La coalition d'opposition Yewwi Askan Wi ("Libérons le peuple" en wolof) a revendiqué la victoire dans la capitale et dans les grandes villes de Thiès (ouest) ou Ziguinchor (sud).
A Dakar et Ziguinchor, ce sont deux farouches adversaires du pouvoir, Barthélémy Dias et Ousmane Sonko - candidat déclaré à la présidentielle de 2024 - qui sont annoncés vainqueurs. Nombre de ministres du président Macky Sall ont été battus, à commencer par celui de la Santé Abdoulaye Diouf Sarr dans la capitale.
Alioune Tine, directeur du laboratoire d'idées Afrikajom Center, parle à l'AFP de "débâcle (...) brutale mais prévisible" pour le pouvoir, au cours de ce scrutin combinant élection des maires et des présidents de conseil départemental. Il y a vu la prolongement de l'onde de choc des émeutes qui ont ébranlé le pouvoir en mars 2021 et revigoré l'opposition.
C'était la première fois que les Sénégalais étaient appelés aux urnes depuis ces évènements et depuis la présidentielle de 2019 qui a reconduit Macky Sall à la tête de ce pays considéré comme un îlot de stabilité en Afrique de l'Ouest et traité à ce titre avec égard par ses partenaires étrangers.
"Au moment où je vous parle, nous avons gagné les villes de Dakar, Ziguinchor, Thiès et Guédiawaye", a dit à l'AFP Déthié Fall, le mandataire national de la coalition d'opposition Yewwi Askan Wi.
La majorité présidentielle a aussi mordu la poussière à Kaolack, plus grande ville du centre, selon les résultats provisoires.
La coalition au pouvoir, Bennoo Bokk Yaakaar, a reconnu ne pas avoir réussi à s'emparer du trophée qu'aurait constitué Dakar. Soham El Wardini, première mairesse de la capitale, dans l'opposition au président, a également perdu face à Barthélémy Dias, jusqu'alors maire de Mermoz-Sacré-Coeur, une commune de la capitale.
"Dans l’ensemble, les tendances nationales donnent notre coalition largement gagnante dans plusieurs capitales régionales et départementales (...). Toutefois notre volonté de conquérir Dakar et Ziguinchor, en particulier, n'a pas été concluante", a dit Bennoo Bokk Yaakaar dans un communiqué.
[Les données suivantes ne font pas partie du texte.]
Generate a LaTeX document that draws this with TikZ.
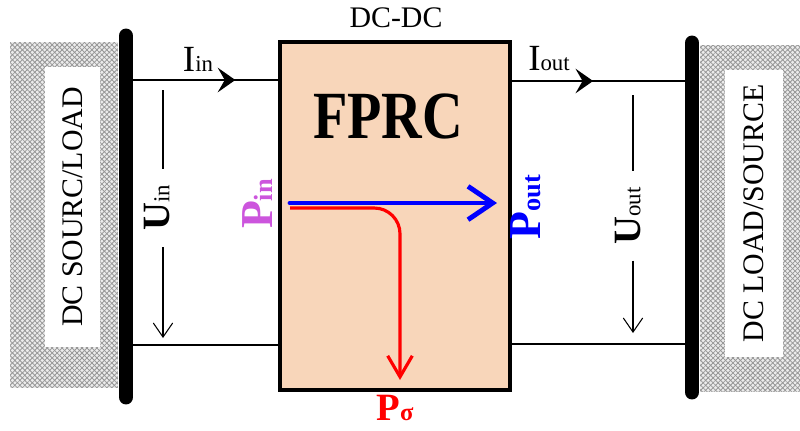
\documentclass[tikz,border=0pt]{standalone}
\usepackage{fontspec}
\setmainfont{Liberation Serif}
\usetikzlibrary{arrows.meta,positioning,patterns.meta,decorations.markings}
\definecolor{peach}{RGB}{248,214,186}
\definecolor{violetpin}{RGB}{204,85,221}
\definecolor{hatchgray}{RGB}{150,150,150}

\begin{document}
\begin{tikzpicture}[
    x=0.02cm, y=-0.02cm,
    hatchbox/.style={draw=none, inner sep=0pt, preaction={fill=gray!15},
        preaction={pattern={Lines[angle=45,distance=2pt,line width=0.45pt]}, pattern color=hatchgray},
        pattern={Lines[angle=-45,distance=2pt,line width=0.45pt]}, pattern color=hatchgray},
    plate/.style={fill=white, inner sep=0pt, rotate=90, font=\fontsize{17}{18}\selectfont},
    conv/.style={draw, line width=2.5pt, fill=peach, minimum width=4.6cm, minimum height=6.96cm, inner sep=0pt},
    bus/.style={line width=8.5pt, line cap=round},
    wire/.style={line width=1.1pt},
    curr/.style={wire, postaction={decorate},
        decoration={markings, mark=at position #1 with {\arrow{Stealth[length=10pt,width=14pt,inset=4pt]}}}},
    volt/.style={line width=0.6pt},
    vtip/.style={volt, -{Straight Barb[length=8pt,width=11pt]}},
    vlab/.style={rotate=90, inner xsep=9pt, inner ysep=0pt, font=\bfseries},
    flow/.style={line width=2.8pt, blue, line cap=round, -{Straight Barb[length=14pt,width=19pt]}},
    loss/.style={line width=1.8pt, red, rounded corners=14.7pt, -{Straight Barb[length=12pt,width=14pt]}},
    plab/.style={font=\bfseries, inner sep=0pt}
]
\useasboundingbox (0,0) rectangle (800,430);

% source and load sides
\node[hatchbox, minimum width=2.16cm, minimum height=6.92cm] (srcL) at (64,215) {};
\node[plate, minimum width=5.6cm, minimum height=1.1cm] (plateL) at (72.5,207) {DC SOURC/LOAD};
\node[hatchbox, minimum width=2cm, minimum height=6.94cm] (srcR) at (750,218.5) {};
\node[plate, minimum width=5.74cm, minimum height=1.16cm] (plateR) at (754,213.5) {DC LOAD/SOURCE};

% converter
\node[conv] (fprc) at (395,216) {};
\node[font=\fontsize{32}{34}\selectfont\bfseries] (title) at (388,116) {\scalebox{1}[1.2]{FPRC}};
\node[font=\fontsize{17}{18}\selectfont] (dcdc) at (396,18) {DC-DC};

\coordinate (inTop) at (126,80);
\coordinate (inBot) at (126,345);
\coordinate (outTop) at (692,81);
\coordinate (outBot) at (692,344);

\draw[curr=0.72] (inTop) -- (inTop -| fprc.west);
\draw[wire] (inBot) -- (inBot -| fprc.west);
\draw[curr=0.45] (outTop -| fprc.east) -- (outTop);
\draw[wire] (outBot -| fprc.east) -- (outBot);

% buses
\coordinate (busLa) at (126,36);
\coordinate (busLb) at (126,397);
\coordinate (busRa) at (692,43);
\coordinate (busRb) at (692,392);
\draw[bus] (busLa) -- (busLb);
\draw[bus] (busRa) -- (busRb);

% currents and voltages
\node (iin) at (198,59) {\fontsize{21}{22}\selectfont I\fontsize{13}{13}\selectfont in};
\node (iout) at (549,59) {\fontsize{21}{22}\selectfont I\fontsize{13}{13}\selectfont out};

\node[vlab] (uin) at (157,208) {\fontsize{22}{22}\selectfont U{\mdseries\fontsize{13}{13}\selectfont in}};
\coordinate (uinA) at (163,90);
\coordinate (uinB) at (163,338);
\draw[volt] (uinA) -- (uinA |- uin.east);
\draw[vtip] (uinA |- uin.west) -- (uinB);

\node[vlab] (uout) at (628,216) {\fontsize{22}{22}\selectfont U{\mdseries\fontsize{13}{13}\selectfont out}};
\coordinate (uoutA) at (633,95);
\coordinate (uoutB) at (633,333);
\draw[volt] (uoutA) -- (uoutA |- uout.east);
\draw[vtip] (uoutA |- uout.west) -- (uoutB);

% power flow
\node[plab, text=violetpin, rotate=90] (pin) at (258,204) {\fontsize{26}{26}\selectfont P\fontsize{15}{15}\selectfont in};
\node[plab, text=blue, rotate=90] (pout) at (526,207) {\fontsize{26}{26}\selectfont P\fontsize{15}{15}\selectfont out};
\node[plab, text=red] (psig) at (395,408) {\fontsize{22}{22}\selectfont P\fontsize{14}{14}\selectfont σ};

\coordinate (flowA) at (290,203);
\coordinate (flowB) at (497,203);
\coordinate (lossA) at (290,208);
\coordinate (lossB) at (400,380);
\draw[loss] (lossA) -| (lossB);
\draw[flow] (flowA) -- (flowB);
\end{tikzpicture}
\end{document}
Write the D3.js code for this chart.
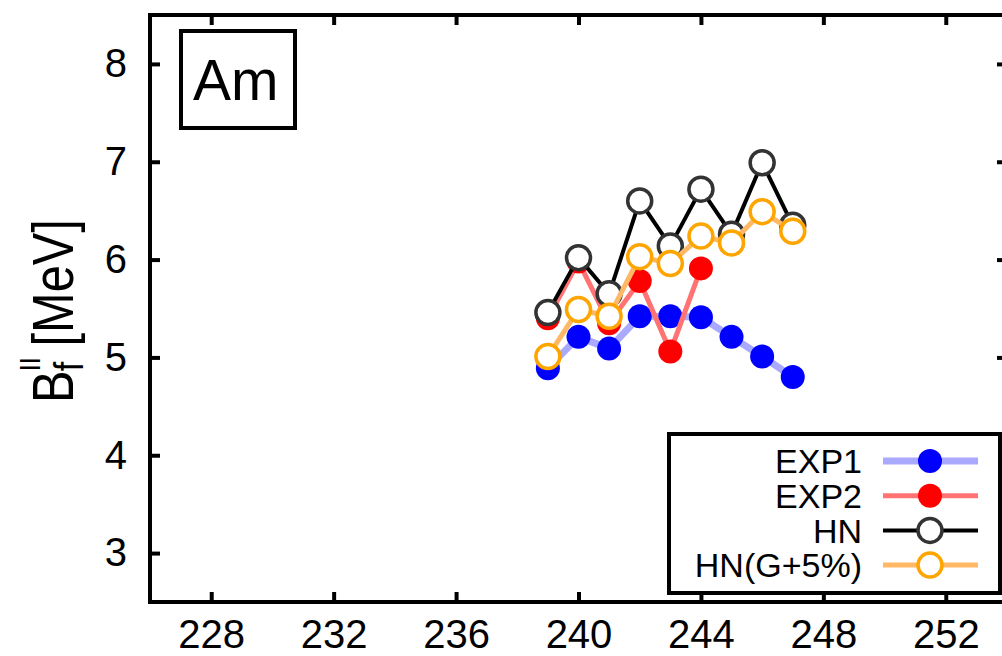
<!DOCTYPE html>
<html>
<head>
<meta charset="utf-8">
<script src="https://cdn.jsdelivr.net/npm/d3@7"></script>
<style>
  body { margin: 0; background: #fff; }
  svg text { font-family: "Liberation Sans", Arial, Helvetica, sans-serif; fill: #000; }
</style>
</head>
<body>
<svg id="chart" width="1002" height="656"></svg>
<script>
// Fission barrier heights B_f^II (MeV) of americium isotopes
const massNumbers = [239, 240, 241, 242, 243, 244, 245, 246, 247];
const exp1 = [4.89, 5.21, 5.09, 5.42, 5.42, 5.41, 5.21, 5.01, 4.80];
const exp2Mass = [239, 240, 241, 242, 243, 244];
const exp2 = [5.40, 5.98, 5.35, 5.78, 5.06, 5.91];
const hn = [5.46, 6.02, 5.65, 6.60, 6.14, 6.72, 6.26, 6.99, 6.35];
const hnG5 = [5.01, 5.49, 5.42, 6.03, 5.96, 6.24, 6.17, 6.49, 6.29];

const xTicks = [228, 232, 236, 240, 244, 248, 252];
const yTicks = [3, 4, 5, 6, 7, 8];
const seriesNames = ["EXP1", "EXP2", "HN", "HN(G+5%)"];
const elementLabel = "Am";

const svg = d3.select("#chart");
const x = d3.scaleLinear().domain([226, 254]).range([150, 1007]);
const y = d3.scaleLinear().domain([2.5, 8.5]).range([602, 15]);

const [x0, x1] = x.range();
const [y0, y1] = y.range();

// axes with inward ticks on all four sides
function styleAxis(g) {
  g.select(".domain").remove();
  g.selectAll(".tick line").attr("stroke", "#000").attr("stroke-width", 4);
  g.selectAll(".tick text").style("font-size", "40px").attr("fill", "#000");
}
svg.append("g").attr("transform", `translate(0,${y0})`)
  .call(d3.axisBottom(x).tickValues(xTicks).tickSize(-10).tickPadding(18).tickFormat(d3.format("d")))
  .call(styleAxis);
svg.append("g").attr("transform", `translate(0,${y1})`)
  .call(d3.axisTop(x).tickValues(xTicks).tickSize(-10).tickFormat(""))
  .call(styleAxis);
svg.append("g").attr("transform", `translate(${x0},0)`)
  .call(d3.axisLeft(y).tickValues(yTicks).tickSize(-10).tickPadding(23).tickFormat(d3.format("d")))
  .call(styleAxis);
svg.append("g").attr("transform", `translate(${x1},0)`)
  .call(d3.axisRight(y).tickValues(yTicks).tickSize(-10).tickFormat(""))
  .call(styleAxis);

// plot frame
svg.append("rect")
  .attr("x", x0).attr("y", y1).attr("width", x1 - x0).attr("height", y0 - y1)
  .attr("fill", "none").attr("stroke", "#000").attr("stroke-width", 4);

// y axis title: B with stacked subscript f and superscript II, then [MeV]
const yTitle = svg.append("g").attr("transform", "translate(73,403) rotate(-90) scale(0.84,1)");
const tB = yTitle.append("text").attr("x", 0).attr("y", 0).style("font-size", "58px").text("B");
const wB = tB.node().getComputedTextLength();
yTitle.append("text").attr("x", wB - 1).attr("y", 10).style("font-size", "40px").text("f");
const tII = yTitle.append("text").attr("x", wB - 1).attr("y", -33).style("font-size", "30px").text("II");
const wII = tII.node().getComputedTextLength();
yTitle.append("text").attr("x", wB + wII + 12).attr("y", 0).style("font-size", "58px").text("[MeV]");

// element label box
svg.append("rect").attr("x", 181).attr("y", 31).attr("width", 114).attr("height", 97)
  .attr("fill", "#fff").attr("stroke", "#000").attr("stroke-width", 4);
svg.append("text").attr("x", 193).attr("y", 100).style("font-size", "57px").text(elementLabel);

// series styles
const styles = [
  { line: "#a9a9ff", lw: 7, fill: "#0000ff", stroke: "#0000ff", sw: 0, r: 12 },
  { line: "#ff7373", lw: 5, fill: "#ff0000", stroke: "#ff0000", sw: 0, r: 12 },
  { line: "#000000", lw: 4, fill: "#ffffff", stroke: "#333333", sw: 3.5, r: 12 },
  { line: "#ffb866", lw: 5, fill: "#ffffff", stroke: "#ffa500", sw: 3.5, r: 12 }
];
const seriesData = [
  massNumbers.map((m, i) => [m, exp1[i]]),
  exp2Mass.map((m, i) => [m, exp2[i]]),
  massNumbers.map((m, i) => [m, hn[i]]),
  massNumbers.map((m, i) => [m, hnG5[i]])
];

const line = d3.line().x(d => x(d[0])).y(d => y(d[1]));
seriesData.forEach((data, k) => {
  const s = styles[k];
  const g = svg.append("g");
  g.append("path").datum(data).attr("d", line)
    .attr("fill", "none").attr("stroke", s.line).attr("stroke-width", s.lw)
    .attr("stroke-linejoin", "round");
  g.selectAll("circle").data(data).join("circle")
    .attr("cx", d => x(d[0])).attr("cy", d => y(d[1])).attr("r", s.r)
    .attr("fill", s.fill).attr("stroke", s.stroke).attr("stroke-width", s.sw);
});

// legend
const legend = svg.append("g");
legend.append("rect").attr("x", 669).attr("y", 434).attr("width", 331).attr("height", 159)
  .attr("fill", "#fff").attr("stroke", "#000").attr("stroke-width", 4);
seriesNames.forEach((name, k) => {
  const s = styles[k];
  const cy = 461 + k * 34.7;
  legend.append("text").attr("x", 862).attr("y", cy).attr("dy", "0.36em")
    .attr("text-anchor", "end").style("font-size", "34px").text(name);
  legend.append("line").attr("x1", 883).attr("x2", 978).attr("y1", cy).attr("y2", cy)
    .attr("stroke", s.line).attr("stroke-width", s.lw);
  legend.append("circle").attr("cx", 930).attr("cy", cy).attr("r", s.r)
    .attr("fill", s.fill).attr("stroke", s.stroke).attr("stroke-width", s.sw);
});
</script>
</body>
</html>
Un Premier ministre attendu
"C'était prévisible après les contestations de mars (2021) qui constituent une vague de fond qui a déferlé dans les urnes. Les jeunes qui ont contesté (en 2021) ont pris les urnes", a analysé M. Tine, dans un pays dont plus de la moitié de la population a moins de 20 ans.
Le vote a été présenté comme un baromètre cinq mois avant les législatives et deux ans avant la fin du second mandat de M. Sall. Des propos attribués au directeur de cabinet politique de M. Sall en octobre avaient conforté cette opinion.
Les résultats seraient "déterminants" et trancheraient le débat sur la candidature de M. Sall à la présidentielle de 2024, avait dit Mahmoud Saleh selon la presse.
M. Sall a contesté cette vision. "Comment voulez-vous, dans une démocratie, qu’un président de la République, élu au suffrage universel, puisse dépendre des résultats des collectivités, des municipalités", a-t-il demandé en décembre sur RFI.
M. Sall, élu en 2012, réélu en 2019, dirigeant écouté par la communauté internationale sur la crise au Sahel ou la dette, maintient le flou sur ses intentions en 2024.
Le refus d'un troisième mandat a été l'un des slogans de la contestation de 2021.
M. Sall a été élu sur la promesse de mettre son pays, pauvre, sur la voie de l'émergence. Ses détracteurs l'accusent de servir les riches et l'étranger, dont le partenaire français, de pratiquer un exercice solitaire et autoritaire du pouvoir et de manipuler la justice.
Il est à présent appelé à nommer un Premier ministre, poste qu'il avait fait supprimer à la surprise générale après sa réélection en 2019 et dont il vient d'annoncer le rétablissement. Il fait face à une opposition vivifiée dont deux des figures, les nouveaux maires annoncés de Dakar et Ziguinchor, ont maille à partir avec la justice.